• INSTRUCTIONS TO FOLLOW
The material below holds pictures; leave them out and reproduce exactly the lines from the one with "Generate a LaTeX" through the one with "(0,0) rectangle (342,399);", inclusive.

* * *

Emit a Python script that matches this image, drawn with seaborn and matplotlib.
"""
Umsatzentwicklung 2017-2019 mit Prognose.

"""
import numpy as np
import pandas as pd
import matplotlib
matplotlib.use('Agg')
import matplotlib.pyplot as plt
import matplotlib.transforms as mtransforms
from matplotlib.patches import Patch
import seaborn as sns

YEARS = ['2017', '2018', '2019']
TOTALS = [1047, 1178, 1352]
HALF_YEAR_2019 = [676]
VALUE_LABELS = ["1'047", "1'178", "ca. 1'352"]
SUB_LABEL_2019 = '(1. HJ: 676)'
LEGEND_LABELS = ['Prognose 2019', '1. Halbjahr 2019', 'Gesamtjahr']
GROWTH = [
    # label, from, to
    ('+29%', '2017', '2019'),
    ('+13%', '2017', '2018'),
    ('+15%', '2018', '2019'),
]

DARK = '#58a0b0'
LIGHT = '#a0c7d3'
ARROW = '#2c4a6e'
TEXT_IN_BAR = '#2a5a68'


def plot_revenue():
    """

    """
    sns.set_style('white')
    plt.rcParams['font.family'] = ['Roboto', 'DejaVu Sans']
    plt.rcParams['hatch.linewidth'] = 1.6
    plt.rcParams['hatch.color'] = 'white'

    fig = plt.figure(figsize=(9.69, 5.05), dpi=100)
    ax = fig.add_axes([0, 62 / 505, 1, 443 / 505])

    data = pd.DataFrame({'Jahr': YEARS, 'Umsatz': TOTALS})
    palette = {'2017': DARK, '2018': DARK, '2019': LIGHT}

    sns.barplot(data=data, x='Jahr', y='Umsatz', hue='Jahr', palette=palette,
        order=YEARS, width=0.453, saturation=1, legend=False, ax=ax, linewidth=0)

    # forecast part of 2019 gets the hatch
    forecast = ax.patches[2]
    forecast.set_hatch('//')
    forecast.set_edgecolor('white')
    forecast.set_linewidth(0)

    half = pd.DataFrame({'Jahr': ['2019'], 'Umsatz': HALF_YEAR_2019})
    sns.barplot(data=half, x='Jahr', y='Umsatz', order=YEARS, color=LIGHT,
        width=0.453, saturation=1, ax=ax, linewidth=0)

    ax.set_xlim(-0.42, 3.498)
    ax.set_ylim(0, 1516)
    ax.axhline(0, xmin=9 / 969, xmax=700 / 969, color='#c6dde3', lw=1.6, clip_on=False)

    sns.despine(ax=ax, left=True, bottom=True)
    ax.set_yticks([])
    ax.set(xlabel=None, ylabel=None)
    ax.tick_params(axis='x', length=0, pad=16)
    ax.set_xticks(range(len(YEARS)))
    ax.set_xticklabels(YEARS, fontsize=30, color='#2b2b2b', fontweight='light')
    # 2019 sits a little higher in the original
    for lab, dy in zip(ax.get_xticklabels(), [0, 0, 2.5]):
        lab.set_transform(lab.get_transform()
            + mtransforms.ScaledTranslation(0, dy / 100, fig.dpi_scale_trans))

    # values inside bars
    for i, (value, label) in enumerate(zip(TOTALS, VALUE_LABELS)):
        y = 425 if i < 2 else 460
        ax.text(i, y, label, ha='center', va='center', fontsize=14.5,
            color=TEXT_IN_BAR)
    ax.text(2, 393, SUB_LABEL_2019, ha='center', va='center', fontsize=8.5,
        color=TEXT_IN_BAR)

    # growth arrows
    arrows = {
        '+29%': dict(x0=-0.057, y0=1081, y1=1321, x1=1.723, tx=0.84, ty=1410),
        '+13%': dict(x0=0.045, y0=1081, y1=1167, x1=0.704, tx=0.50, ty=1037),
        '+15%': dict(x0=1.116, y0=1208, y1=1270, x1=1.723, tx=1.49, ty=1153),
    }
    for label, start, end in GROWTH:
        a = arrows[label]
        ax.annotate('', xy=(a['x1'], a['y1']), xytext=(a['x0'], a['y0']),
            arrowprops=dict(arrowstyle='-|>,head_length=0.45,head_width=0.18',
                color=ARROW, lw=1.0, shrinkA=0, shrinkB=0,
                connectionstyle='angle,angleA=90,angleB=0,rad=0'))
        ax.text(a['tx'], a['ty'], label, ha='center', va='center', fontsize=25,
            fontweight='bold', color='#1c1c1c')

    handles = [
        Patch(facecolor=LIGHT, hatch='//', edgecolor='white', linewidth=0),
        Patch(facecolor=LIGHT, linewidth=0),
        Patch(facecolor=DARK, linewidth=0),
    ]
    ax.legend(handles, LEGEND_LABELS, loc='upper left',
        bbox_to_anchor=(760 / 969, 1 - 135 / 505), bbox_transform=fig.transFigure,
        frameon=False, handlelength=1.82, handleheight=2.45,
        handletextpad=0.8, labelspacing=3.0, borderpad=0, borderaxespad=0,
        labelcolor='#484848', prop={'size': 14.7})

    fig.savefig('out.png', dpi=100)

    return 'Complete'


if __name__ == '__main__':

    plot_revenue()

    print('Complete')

* * *

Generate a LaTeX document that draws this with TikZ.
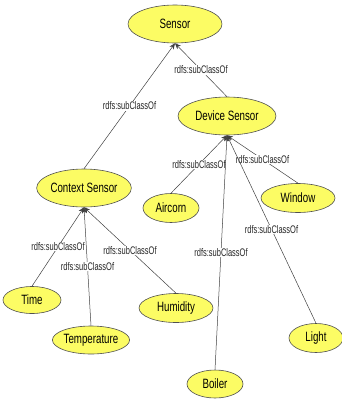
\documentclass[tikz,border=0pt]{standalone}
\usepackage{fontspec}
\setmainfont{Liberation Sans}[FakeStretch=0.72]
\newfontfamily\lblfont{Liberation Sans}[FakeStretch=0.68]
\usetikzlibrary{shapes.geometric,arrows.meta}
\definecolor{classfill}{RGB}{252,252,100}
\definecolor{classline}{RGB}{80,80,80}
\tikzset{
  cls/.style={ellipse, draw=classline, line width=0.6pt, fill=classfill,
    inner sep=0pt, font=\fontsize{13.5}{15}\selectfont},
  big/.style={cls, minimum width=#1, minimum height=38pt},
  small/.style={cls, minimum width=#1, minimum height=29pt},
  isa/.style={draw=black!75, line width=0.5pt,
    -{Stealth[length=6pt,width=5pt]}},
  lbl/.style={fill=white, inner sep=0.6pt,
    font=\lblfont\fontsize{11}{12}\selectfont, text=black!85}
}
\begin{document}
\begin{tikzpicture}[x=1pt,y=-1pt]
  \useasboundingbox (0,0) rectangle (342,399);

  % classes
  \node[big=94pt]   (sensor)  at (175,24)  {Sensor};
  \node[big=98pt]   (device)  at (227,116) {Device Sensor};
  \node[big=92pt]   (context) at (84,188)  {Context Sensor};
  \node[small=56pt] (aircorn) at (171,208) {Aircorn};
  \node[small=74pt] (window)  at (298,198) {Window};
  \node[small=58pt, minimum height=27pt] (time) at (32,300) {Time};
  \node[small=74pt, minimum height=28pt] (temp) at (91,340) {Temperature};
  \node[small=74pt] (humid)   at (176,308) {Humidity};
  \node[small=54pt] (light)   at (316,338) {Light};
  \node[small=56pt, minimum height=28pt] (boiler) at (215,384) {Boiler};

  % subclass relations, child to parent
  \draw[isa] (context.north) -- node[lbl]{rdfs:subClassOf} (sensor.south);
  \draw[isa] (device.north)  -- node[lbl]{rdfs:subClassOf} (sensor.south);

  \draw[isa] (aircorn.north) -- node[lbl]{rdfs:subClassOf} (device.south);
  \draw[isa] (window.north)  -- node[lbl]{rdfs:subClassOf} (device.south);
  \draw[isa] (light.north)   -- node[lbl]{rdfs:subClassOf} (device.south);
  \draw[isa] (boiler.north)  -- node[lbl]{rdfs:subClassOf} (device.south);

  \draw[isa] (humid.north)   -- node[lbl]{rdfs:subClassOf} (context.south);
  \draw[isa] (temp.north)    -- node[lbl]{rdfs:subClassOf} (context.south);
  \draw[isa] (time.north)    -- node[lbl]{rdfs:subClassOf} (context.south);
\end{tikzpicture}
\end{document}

* * *

• ANSWER TO THIS TASK
Generate a LaTeX document that draws this with TikZ.
\documentclass[tikz,border=0pt]{standalone}
\usepackage{fontspec}
\setmainfont{Liberation Sans}[FakeStretch=0.72]
\newfontfamily\lblfont{Liberation Sans}[FakeStretch=0.68]
\usetikzlibrary{shapes.geometric,arrows.meta}
\definecolor{classfill}{RGB}{252,252,100}
\definecolor{classline}{RGB}{80,80,80}
\tikzset{
  cls/.style={ellipse, draw=classline, line width=0.6pt, fill=classfill,
    inner sep=0pt, font=\fontsize{13.5}{15}\selectfont},
  big/.style={cls, minimum width=#1, minimum height=38pt},
  small/.style={cls, minimum width=#1, minimum height=29pt},
  isa/.style={draw=black!75, line width=0.5pt,
    -{Stealth[length=6pt,width=5pt]}},
  lbl/.style={fill=white, inner sep=0.6pt,
    font=\lblfont\fontsize{11}{12}\selectfont, text=black!85}
}
\begin{document}
\begin{tikzpicture}[x=1pt,y=-1pt]
  \useasboundingbox (0,0) rectangle (342,399);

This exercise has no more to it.